Response 1. We agree, the sentence does include redundant information since we described the methodology in the previous sentence. To correct this we deleted the second half of the sentence which now reads "First, it is characterized by a low diversity of woody plant species [6]".
Comment 2. Modify your manuscript based on your response
Response 2. We went through the entire manuscript and changed all instances of the word mapping to classifying, with one exception in the conclusion where we discuss the possibilities of using fusion with NAIP imagery collected every 3 years.
Comment 3. The reviewing work in this manuscript is still weak. The authors did not respond to why they did not review the study that I mentioned. I would speculate that it is because the authors did not do one of the fundamental works before writing the manuscript, a comprehensive literature review. The authors only reviewed two more studies in the revised manuscript. If there are no other relevant existing studies, which I do not believe so, please specify explicitly in the introduction.
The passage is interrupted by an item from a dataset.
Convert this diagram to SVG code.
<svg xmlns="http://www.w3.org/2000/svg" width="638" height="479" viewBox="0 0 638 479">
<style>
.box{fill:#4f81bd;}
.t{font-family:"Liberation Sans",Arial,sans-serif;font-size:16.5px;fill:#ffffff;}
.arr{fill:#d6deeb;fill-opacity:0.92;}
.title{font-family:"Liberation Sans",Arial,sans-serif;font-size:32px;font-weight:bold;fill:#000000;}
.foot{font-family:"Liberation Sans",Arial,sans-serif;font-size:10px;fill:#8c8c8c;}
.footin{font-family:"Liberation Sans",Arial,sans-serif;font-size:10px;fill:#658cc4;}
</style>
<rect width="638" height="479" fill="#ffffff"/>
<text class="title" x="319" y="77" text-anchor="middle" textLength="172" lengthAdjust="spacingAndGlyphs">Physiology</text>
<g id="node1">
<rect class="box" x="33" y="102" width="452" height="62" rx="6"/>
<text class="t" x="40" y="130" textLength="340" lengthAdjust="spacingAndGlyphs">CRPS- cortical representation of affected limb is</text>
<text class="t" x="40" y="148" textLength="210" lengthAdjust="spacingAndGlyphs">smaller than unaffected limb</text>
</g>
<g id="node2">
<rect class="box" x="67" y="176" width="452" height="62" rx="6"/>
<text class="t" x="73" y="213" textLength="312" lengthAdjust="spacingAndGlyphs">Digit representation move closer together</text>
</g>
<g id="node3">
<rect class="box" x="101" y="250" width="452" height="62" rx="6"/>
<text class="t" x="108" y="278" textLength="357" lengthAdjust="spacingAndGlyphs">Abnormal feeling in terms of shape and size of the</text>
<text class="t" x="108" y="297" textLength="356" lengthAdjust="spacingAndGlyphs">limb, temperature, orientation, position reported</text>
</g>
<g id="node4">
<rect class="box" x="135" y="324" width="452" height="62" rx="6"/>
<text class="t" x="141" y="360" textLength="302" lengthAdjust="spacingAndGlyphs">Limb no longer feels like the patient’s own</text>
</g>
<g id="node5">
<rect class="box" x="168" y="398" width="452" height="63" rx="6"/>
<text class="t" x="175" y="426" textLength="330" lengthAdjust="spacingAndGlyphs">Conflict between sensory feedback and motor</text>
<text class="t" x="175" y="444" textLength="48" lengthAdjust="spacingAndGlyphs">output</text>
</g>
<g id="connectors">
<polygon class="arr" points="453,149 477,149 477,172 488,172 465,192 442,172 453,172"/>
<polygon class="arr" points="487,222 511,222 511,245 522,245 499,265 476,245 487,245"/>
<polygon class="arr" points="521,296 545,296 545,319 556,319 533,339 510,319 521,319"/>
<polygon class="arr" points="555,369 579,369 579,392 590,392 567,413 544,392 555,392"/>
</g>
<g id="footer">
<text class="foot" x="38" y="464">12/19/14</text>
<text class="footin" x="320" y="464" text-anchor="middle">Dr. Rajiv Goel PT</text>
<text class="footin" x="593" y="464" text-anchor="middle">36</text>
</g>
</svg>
Otherwise, I’m not sure what else to think besides doubting the authors’ academic integrity.
Response 3. We did not include it initially because we did not see it, the paper was published in 2021 and much of the review work was done prior to its publication, however we rectified this and included it alongside 3 other papers with similar scopes published between 2020-2021. Furthermore, we found a review journal article published late last year (https://doi.org/10.34133/2021/9812624) titled: Mapping Tree Species Using Advanced Remote Sensing Technologies: A State-of-the-Art Review and Perspective. In this paper we found one more paper that used very high resolution RGB imagery captured from a drone to classify tree species in the temperate forests of Germany and included it in our paper. This review cites one more paper published last year, but we already cited it in our review. Furthermore, we added some text explaining that this image acquisition methodology had been used in previous studies published recently, however our novelty lies in its application to semiarid grasslands and savannas, a critically important ecosystem/landscape responsible for supplying much of the world's animal products.
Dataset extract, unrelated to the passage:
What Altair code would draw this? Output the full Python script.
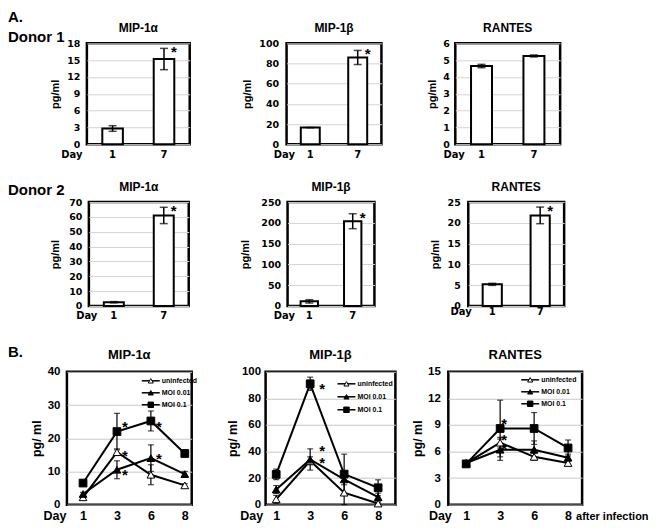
import altair as alt
import pandas as pd

SANS = "Liberation Sans"
WIDE = "DejaVu Sans"

# ---------------- Panel A: bar charts ----------------
bar_days = ["1", "7"]
d1_mip1a = [2.8, 15.2]
d1_mip1a_err = [0.5, 1.9]
d1_mip1b = [16.5, 86.0]
d1_mip1b_err = [0.0, 7.0]
d1_rantes = [4.65, 5.25]
d1_rantes_err = [0.1, 0.06]
d1_stars = [[False, True], [False, True], [False, False]]

d2_mip1a = [2.5, 61.0]
d2_mip1a_err = [0.4, 5.5]
d2_mip1b = [11.0, 204.0]
d2_mip1b_err = [4.0, 18.0]
d2_rantes = [5.2, 21.8]
d2_rantes_err = [0.25, 2.0]
d2_stars = [[False, True], [False, True], [False, True]]

# ---------------- Panel B: time courses ----------------
line_days = [1, 3, 6, 8]
series_names = ["uninfected", "MOI 0.01", "MOI 0.1"]
series_shapes = ["triangle-up", "triangle-up", "square"]
series_fills = ["white", "black", "black"]

b_mip1a_uninf = [2.2, 15.8, 9.0, 5.8]
b_mip1a_uninf_err = [0.5, 1.0, 3.0, 0.5]
b_mip1a_moi001 = [3.2, 10.5, 14.0, 9.2]
b_mip1a_moi001_err = [0.5, 2.7, 4.0, 0.8]
b_mip1a_moi01 = [6.5, 22.0, 25.2, 15.4]
b_mip1a_moi01_err = [0.6, 5.5, 3.0, 0.8]
b_mip1a_star_day = [3, 6, 3, 3, 6]
b_mip1a_star_val = [24.6, 24.6, 15.8, 10.0, 14.9]

b_mip1b_uninf = [4.0, 33.0, 9.0, 0.8]
b_mip1b_uninf_err = [3.0, 3.0, 9.0, 0.6]
b_mip1b_moi001 = [11.4, 34.0, 19.0, 5.6]
b_mip1b_moi001_err = [3.0, 8.0, 4.0, 3.0]
b_mip1b_moi01 = [22.8, 91.0, 23.0, 12.7]
b_mip1b_moi01_err = [4.0, 5.0, 15.0, 6.0]
b_mip1b_star_day = [3, 3, 3]
b_mip1b_star_val = [90.0, 43.5, 34.4]

b_rantes_uninf = [4.7, 7.0, 5.4, 4.7]
b_rantes_uninf_err = [0.2, 0.6, 0.4, 0.3]
b_rantes_moi001 = [4.7, 6.2, 6.2, 5.3]
b_rantes_moi001_err = [0.2, 1.2, 1.0, 0.4]
b_rantes_moi01 = [4.6, 8.6, 8.6, 6.4]
b_rantes_moi01_err = [0.2, 3.2, 1.8, 0.9]
b_rantes_star_day = [3, 3, 3]
b_rantes_star_val = [9.55, 7.7, 6.7]

FRAME = alt.ViewBackground(stroke="black", strokeWidth=2.5)
NOFRAME = alt.ViewBackground(strokeOpacity=0)


def note(text, xpx, ypx, size=15):
    return alt.Chart(pd.DataFrame({"t": [text]})).mark_text(
        align="left", baseline="top", font=SANS, fontSize=size, fontWeight="bold", color="black"
    ).encode(text="t:N", x=alt.value(xpx), y=alt.value(ypx))


def spacer(w, h=1):
    return alt.Chart(pd.DataFrame({"a": [0]})).mark_point(opacity=0).properties(
        width=w, height=h, view=NOFRAME)


def label_cell(top, bottom, *notes):
    # invisible box that fixes how far the row reaches above / below its plot area
    box = alt.Chart(pd.DataFrame({"a": [0]})).mark_rect(opacity=0).encode(
        x=alt.value(0), x2=alt.value(1), y=alt.value(-top), y2=alt.value(bottom))
    return alt.layer(box, *notes).properties(width=1, height=1, view=NOFRAME)


def bar_panel(title, vals, errs, stars, ymax, ystep, w, h, ylab_pad, ytitle_pad,
              day_x, xlab_pad, title_off):
    df = pd.DataFrame({"day": bar_days, "value": vals, "err": errs, "star": stars})
    df["lo"] = df["value"] - df["err"]
    df["hi"] = df["value"] + df["err"]
    xax = alt.Axis(title="Day", labelAngle=0, ticks=False, domain=False, grid=False,
                   labelPadding=xlab_pad, labelFont=WIDE, labelFontSize=10, labelFontWeight="bold",
                   labelColor="black", titleAngle=0, titleAlign="right", titleBaseline="top",
                   titleX=day_x, titleY=xlab_pad, titleFont=WIDE, titleFontSize=10,
                   titleFontWeight="bold", titleColor="black")
    x = alt.X("day:N", scale=alt.Scale(domain=bar_days, paddingInner=0.6, paddingOuter=0.3), axis=xax)
    yax = alt.Axis(title="pg/ml", values=list(range(0, ymax + 1, ystep)), ticks=False, domain=False,
                   grid=True, gridColor="#d4d4d4", gridWidth=1, labelPadding=ylab_pad,
                   labelFont=WIDE, labelFontSize=9.5, labelFontWeight="bold", labelColor="black",
                   titlePadding=ytitle_pad, titleFont=SANS, titleFontSize=11, titleFontWeight="bold",
                   titleColor="black")
    ysc = alt.Scale(domain=[0, ymax], nice=False)

    def Y(f):
        return alt.Y(f"{f}:Q", scale=ysc, axis=yax)

    base = alt.Chart(df)
    bars = base.mark_bar(fill="white", stroke="black", strokeWidth=2).encode(x=x, y=Y("value"))
    rule = base.mark_rule(color="black", strokeWidth=1.5).encode(x=x, y=Y("lo"), y2="hi:Q")
    cap_hi = base.mark_tick(color="black", thickness=1.5, size=8).encode(x=x, y=Y("hi"))
    cap_lo = base.mark_tick(color="black", thickness=1.5, size=8).encode(x=x, y=Y("lo"))
    star = base.transform_filter("datum.star").mark_text(
        text="*", fontSize=15, font=SANS, fontWeight="bold", dx=10, dy=4, baseline="middle", color="black"
    ).encode(x=x, y=Y("hi"))
    return alt.layer(bars, rule, cap_hi, cap_lo, star).properties(
        width=w, height=h, view=FRAME,
        title=alt.TitleParams(title, font=SANS, fontSize=12, fontWeight="bold", color="black",
                              offset=title_off, frame="group"))


def line_panel(title, vals_list, errs_list, star_days, star_vals, star_dx, ymax, ystep, w, h,
               pt_pad, pt_align, ylab_pad, ytitle_pad, day_x, leg_x, leg_y0, leg_step, after=False):
    rows = []
    for s, vals, errs in zip(series_names, vals_list, errs_list):
        for d, v, e in zip(line_days, vals, errs):
            rows.append({"day": d, "series": s, "value": v, "lo": v - e, "hi": v + e})
    df = pd.DataFrame(rows)
    sdf = pd.DataFrame({"day": star_days, "value": star_vals})
    ldf = pd.DataFrame({"series": series_names})
    xlab_pad = 5
    xax = alt.Axis(title="Day", labelAngle=0, ticks=False, domain=False, grid=False,
                   labelPadding=xlab_pad, labelFont=SANS, labelFontSize=12.5, labelFontWeight="bold",
                   labelColor="black", titleAngle=0, titleAlign="right", titleBaseline="top",
                   titleX=day_x, titleY=xlab_pad, titleFont=SANS, titleFontSize=12.5,
                   titleFontWeight="bold", titleColor="black")
    x = alt.X("day:O", scale=alt.Scale(type="point", domain=line_days, padding=pt_pad, align=pt_align),
              axis=xax)
    yax = alt.Axis(title="pg/ ml", values=list(range(0, ymax + 1, ystep)), ticks=False, domain=False,
                   grid=True, gridColor="#c8c8c8", gridWidth=1, labelPadding=ylab_pad,
                   labelFont=SANS, labelFontSize=11.5, labelFontWeight="bold", labelColor="black",
                   titlePadding=ytitle_pad, titleFont=SANS, titleFontSize=12.5, titleFontWeight="bold",
                   titleColor="black")

    def Y(f, with_axis=False):
        return alt.Y(f"{f}:Q", scale=alt.Scale(domain=[0, ymax], nice=False),
                     axis=yax if with_axis else None)

    base = alt.Chart(df)
    lines = base.mark_line(color="black", strokeWidth=2).encode(
        x=x, y=Y("value", True), detail="series:N")
    rule = base.mark_rule(color="black", strokeWidth=1.2).encode(x=x, y=Y("lo"), y2="hi:Q")
    cap_hi = base.mark_tick(color="black", thickness=1.2, size=6).encode(x=x, y=Y("hi"))
    cap_lo = base.mark_tick(color="black", thickness=1.2, size=6).encode(x=x, y=Y("lo"))
    pts = []
    for s, shp, fl in zip(series_names, series_shapes, series_fills):
        pts.append(base.transform_filter(alt.datum.series == s).mark_point(
            shape=shp, filled=True, fill=fl, stroke="black", strokeWidth=1, size=60, opacity=1
        ).encode(x=x, y=Y("value")))
    stars = alt.Chart(sdf).mark_text(text="*", fontSize=15, font=SANS, fontWeight="bold", dx=star_dx, dy=4,
                                     baseline="middle", color="black").encode(x=x, y=Y("value"))

    # legend drawn inside the plot, one row per series on its own point scale
    ly = alt.Y("series:N", sort=series_names,
               scale=alt.Scale(type="point", domain=series_names, padding=0,
                               range=[leg_y0, leg_y0 + 2 * leg_step]), axis=None)
    lbase = alt.Chart(ldf)
    leg_line = lbase.mark_rule(color="black", strokeWidth=1.5).encode(
        x=alt.value(leg_x), x2=alt.value(leg_x + 18), y=ly)
    leg_pts = []
    for s, shp, fl, sz in zip(series_names, series_shapes, series_fills, [26, 26, 30]):
        leg_pts.append(lbase.transform_filter(alt.datum.series == s).mark_point(
            shape=shp, filled=True, fill=fl, stroke="black", strokeWidth=1, size=sz, opacity=1
        ).encode(x=alt.value(leg_x + 9), y=ly))
    leg_txt = lbase.mark_text(align="left", baseline="middle", font=SANS, fontSize=7, fontWeight="bold",
                              color="black").encode(x=alt.value(leg_x + 20), y=ly, text="series:N")

    layers = [lines, rule, cap_hi, cap_lo] + pts + [stars, leg_line] + leg_pts + [leg_txt]
    if after:
        ai = alt.Chart(pd.DataFrame({"day": [8], "t": ["after infection"]})).mark_text(
            align="left", baseline="top", dx=8, font=SANS, fontSize=11, fontWeight="bold", color="black"
        ).encode(x=x, y=alt.value(h + xlab_pad + 1), text="t:N")
        layers.append(ai)
    return alt.layer(*layers).resolve_scale(y="independent").properties(
        width=w, height=h, view=FRAME,
        title=alt.TitleParams(title, font=SANS, fontSize=13, fontWeight="bold", color="black", offset=4,
                              frame="group"))


# Row 1 (Donor 1)
r1p1 = bar_panel("MIP-1α", d1_mip1a, d1_mip1a_err, d1_stars[0], 18, 3, 103, 101, 7, 6.3, -5, 5, 3)
r1p2 = bar_panel("MIP-1β", d1_mip1b, d1_mip1b_err, d1_stars[1], 100, 20, 95, 101, 8, 6.7, 8, 5, 3)
r1p3 = bar_panel("RANTES", d1_rantes, d1_rantes_err, d1_stars[2], 6, 1, 105, 101, 6, 5, 9, 5, 3)

# Row 2 (Donor 2)
r2p1 = bar_panel("MIP-1α", d2_mip1a, d2_mip1a_err, d2_stars[0], 70, 10, 100, 104, 7, 8.3, 8, 5, 3)
r2p2 = bar_panel("MIP-1β", d2_mip1b, d2_mip1b_err, d2_stars[1], 250, 50, 87, 104, 7, 10.7, 7, 5, 3)
r2p3 = bar_panel("RANTES", d2_rantes, d2_rantes_err, d2_stars[2], 25, 5, 96, 104, 8, 6.3, 3, 1, 3)

# Row 3 (B)
r3p1 = line_panel("MIP-1α", [b_mip1a_uninf, b_mip1a_moi001, b_mip1a_moi01],
                  [b_mip1a_uninf_err, b_mip1a_moi001_err, b_mip1a_moi01_err],
                  b_mip1a_star_day, b_mip1a_star_val, 8, 40, 10, 125, 133, 0.34, 0.7, 7, 4, -1,
                  75, 9, 12)
r3p2 = line_panel("MIP-1β", [b_mip1b_uninf, b_mip1b_moi001, b_mip1b_moi01],
                  [b_mip1b_uninf_err, b_mip1b_moi001_err, b_mip1b_moi01_err],
                  b_mip1b_star_day, b_mip1b_star_val, 12, 100, 20, 130, 133, 0.41, 0.38, 5, 2, -3,
                  72, 12, 13)
r3p3 = line_panel("RANTES", [b_rantes_uninf, b_rantes_moi001, b_rantes_moi01],
                  [b_rantes_uninf_err, b_rantes_moi001_err, b_rantes_moi01_err],
                  b_rantes_star_day, b_rantes_star_val, 4, 15, 3, 134, 133, 0.47, 0.56, 8, 3, 3,
                  73, 8, 12, after=True)

lab1 = label_cell(35, 125, note("A.", -58, -33), note("Donor 1", -58, -13))
lab2 = label_cell(34, 128, note("Donor 2", -58, -19))
lab3 = label_cell(42, 10, note("B.", -58, -27))

row1 = alt.hconcat(lab1, spacer(20), r1p1, spacer(97), r1p2, spacer(74), r1p3, spacing=0, bounds="flush")
row2 = alt.hconcat(lab2, spacer(22), r2p1, spacer(99), r2p2, spacer(94), r2p3, spacing=0, bounds="flush")
row3 = alt.hconcat(lab3, r3p1, spacer(74), r3p2, spacer(53), r3p3, spacing=0, bounds="flush")

chart = alt.vconcat(row1, row2, row3, spacing=0).properties(
    padding={"left": 0, "top": 0, "right": 0, "bottom": 0}
).configure_view(stroke="black", strokeWidth=2.5)

chart.save("out.html", embed_options={"renderer": "svg", "actions": False})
Comment 4. The response is not addressing my comment at all.
Response 4. We respectfully disagree with your point saying our dataset is too small. We believe that 635m2 of fully labeled landscape which includes over 250 individual trees, as well as open landscape is enough data for the pretrained model to learn from. Those 635m2 of labeled imagery were also rotated, mirrored and spliced, an accepted method for data augmentation, providing additional data for the model to learn from.